While offering condolences, President Barack Obama for at least the fifteenth time publicly condemned a devastating attack and called for stricter gun laws. (He also acknowledged the incident was a terrorist attack.) Other politicians tweeted expressions of sympathy and, depending on party affiliation, urged legislative action on gun control or assigned blame for security gaps.
Gun access is one of the most politically loaded issues in the United States. The Constitution’s Second Amendment protects the right to bear arms, but Americans are divided on just who should have access to guns, and to what kind. Many believe these are very different times from when the Constitution was written more than 230 years ago.
Polls show broad public support for background checks for firearms purchases, though diminished backing for gun control overall in recent years. That comes even as the number of American households with guns has fallen to roughly a third, down from about a half four decades ago, the University of Chicago’s NORC opinion research center found in a report last year. It cited declining interest in hunting as a big factor.

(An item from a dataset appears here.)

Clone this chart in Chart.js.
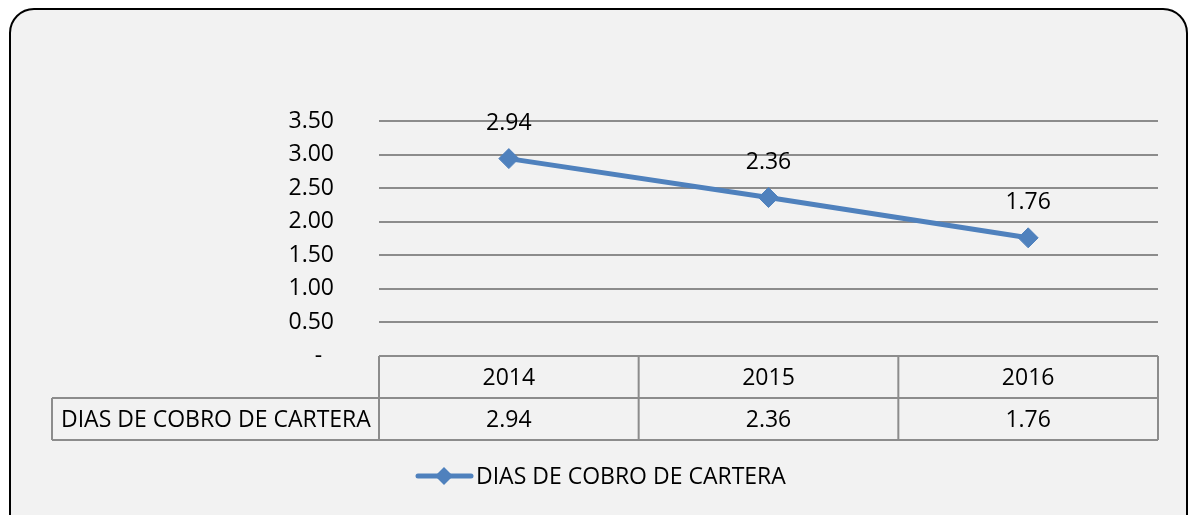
<!DOCTYPE html>
<html>
<head>
<meta charset="utf-8">
<script src="https://cdn.jsdelivr.net/npm/chart.js@4/dist/chart.umd.min.js"></script>
<style>
  html, body { margin: 0; padding: 0; background: #ffffff; }
  body { width: 1189px; height: 515px; position: relative; overflow: hidden; }
  .frame {
    position: absolute; left: 9px; top: 8px; width: 1175px; height: 560px;
    border: 2px solid #000; border-radius: 25px; background: #f2f2f2;
  }
  #chart { position: absolute; left: 0; top: 0; }
</style>
</head>
<body>
<div class="frame"></div>
<canvas id="chart" width="1189" height="515"></canvas>
<script>
// ─── Data ─────────────────────────────────────────────────────────
const years = ["2014", "2015", "2016"];
const seriesName = "DIAS DE COBRO DE CARTERA";
const diasCobro = [2.94, 2.36, 1.76];
const yTicks = [0, 0.5, 1, 1.5, 2, 2.5, 3, 3.5];

const FONT = "'Open Sans', sans-serif";
const FONT_SIZE = 23;
const LINE_COLOR = "#4f81bd";
const GRID_COLOR = "#8c8c8c";

const fmt = (v) => (v === 0 ? "-  " : v.toFixed(2));

// ─── Data table, labels and legend (drawn around the plot) ────────
const tablePlugin = {
  id: "excelTable",
  afterDraw(chart) {
    const ctx = chart.ctx;
    const x = chart.scales.x;
    const area = chart.chartArea;
    const rowH = 42;
    const top = area.bottom;
    const mid = top + rowH;
    const bottom = mid + rowH;
    const labelLeft = 52;

    // column boundaries from the category scale
    const step = (area.right - area.left) / years.length;
    const bounds = years.map((_, i) => x.getPixelForTick(i) - step / 2);
    bounds.push(area.right);

    ctx.save();
    ctx.strokeStyle = GRID_COLOR;
    ctx.lineWidth = 2;
    ctx.beginPath();
    ctx.moveTo(area.left, top); ctx.lineTo(area.right, top);
    ctx.moveTo(labelLeft, mid); ctx.lineTo(area.right, mid);
    ctx.moveTo(labelLeft, bottom); ctx.lineTo(area.right, bottom);
    ctx.moveTo(labelLeft, mid); ctx.lineTo(labelLeft, bottom);
    bounds.forEach((b) => { ctx.moveTo(b, top); ctx.lineTo(b, bottom); });
    ctx.stroke();

    ctx.fillStyle = "#000";
    ctx.font = `${FONT_SIZE}px ${FONT}`;
    ctx.textBaseline = "middle";
    ctx.textAlign = "center";
    years.forEach((yr, i) => {
      const cx = x.getPixelForTick(i);
      ctx.fillText(yr, cx, (top + mid) / 2 + 1);
      ctx.fillText(diasCobro[i].toFixed(2), cx, (mid + bottom) / 2 + 1);
    });
    ctx.textAlign = "left";
    ctx.fillText(seriesName, labelLeft + 9, (mid + bottom) / 2 + 1);

    // legend
    const ly = 476;
    ctx.strokeStyle = LINE_COLOR;
    ctx.lineWidth = 5;
    ctx.lineCap = "round";
    ctx.beginPath();
    ctx.moveTo(418, ly); ctx.lineTo(471, ly);
    ctx.stroke();
    ctx.fillStyle = LINE_COLOR;
    ctx.beginPath();
    ctx.moveTo(444 - 9, ly); ctx.lineTo(444, ly - 9);
    ctx.lineTo(444 + 9, ly); ctx.lineTo(444, ly + 9);
    ctx.closePath();
    ctx.fill();
    ctx.fillStyle = "#000";
    ctx.fillText(seriesName, 476, ly + 1);
    ctx.restore();
  },
  afterDatasetsDraw(chart) {
    const ctx = chart.ctx;
    const meta = chart.getDatasetMeta(0);
    ctx.save();
    ctx.fillStyle = "#000";
    ctx.font = `${FONT_SIZE}px ${FONT}`;
    ctx.textAlign = "center";
    ctx.textBaseline = "middle";
    meta.data.forEach((pt, i) => {
      ctx.fillText(diasCobro[i].toFixed(2), pt.x, pt.y - 35);
    });
    ctx.restore();
  },
};

new Chart(document.getElementById("chart"), {
  type: "line",
  data: {
    labels: years,
    datasets: [
      {
        label: seriesName,
        data: diasCobro,
        borderColor: LINE_COLOR,
        backgroundColor: LINE_COLOR,
        borderWidth: 5,
        pointStyle: "rectRot",
        pointRadius: 10,
        pointBorderWidth: 1,
        pointBackgroundColor: LINE_COLOR,
        pointBorderColor: LINE_COLOR,
        tension: 0,
      },
    ],
  },
  options: {
    responsive: false,
    animation: false,
    layout: { padding: { top: 121, right: 31, bottom: 159, left: 0 } },
    plugins: { legend: { display: false }, tooltip: { enabled: false } },
    scales: {
      x: { type: "category", offset: true, display: false },
      y: {
        min: 0,
        max: 3.5,
        afterFit: (scale) => { scale.width = 379; },
        afterBuildTicks: (scale) => { scale.ticks = yTicks.map((v) => ({ value: v })); },
        border: { display: false },
        grid: {
          color: (c) => (c.tick && c.tick.value === 0 ? "rgba(0,0,0,0)" : GRID_COLOR),
          lineWidth: 2,
          drawTicks: false,
        },
        ticks: {
          padding: 45,
          color: "#000",
          font: { family: FONT, size: FONT_SIZE },
          callback: (v) => fmt(v),
        },
      },
    },
  },
  plugins: [tablePlugin],
});
</script>
</body>
</html>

Likewise, Congress has been split. Republicans generally favor broader access and fewer restrictions than Democrats, though support also varies by geography — rural versus urban — and by culture. Activists on all sides of the gun debate largely have turned their attention to changes at the state level.
NRA's grades
The National Rifle Association aims to influence major elections by grading political candidates, giving more favorable marks to those who oppose most limitations. It said it would grade presidential contenders after party nominations have been confirmed.
Shortly after the December 2 terrorist shootings in San Bernardino, California, in which a couple claiming loyalty to the Islamic State group killed 14 people and wounded 22 others, the Senate rejected two gun control measures. Politico noted they “were designed by Democrats to put Republicans on record on the charged issue.”
On Monday, a group of Democratic senators said they planned to revive one of the measures, sponsored by Dianne Feinstein of California. It would close a loophole that now allows people on an FBI terrorist watch list to legally buy guns if they clear a background check.
House Speaker Paul Ryan, a Wisconsin Republican, planned to meet with his leadership team to determine whether and how to respond.
Linda Finkel-Talvadkar, co-founder of a group that advocates for universal background checks and a few other reforms, said she went to its weekly Monday noon demonstration in front of the White House “deeply saddened” by the Orlando deaths but “motivated” to pressure Congress.
“We cannot give up,” she said.
Her group, We the People for Common-sense Gun Laws, was waiting for a complete list of the Orlando victims’ names to add them to a long timeline of mass shootings. Finkel-Talvadkar said the timeline also needs names from a mass shooting last weekend in Roswell, New Mexico, in which a woman and four children were killed. Police were searching for the woman's husband, suspected in the killings.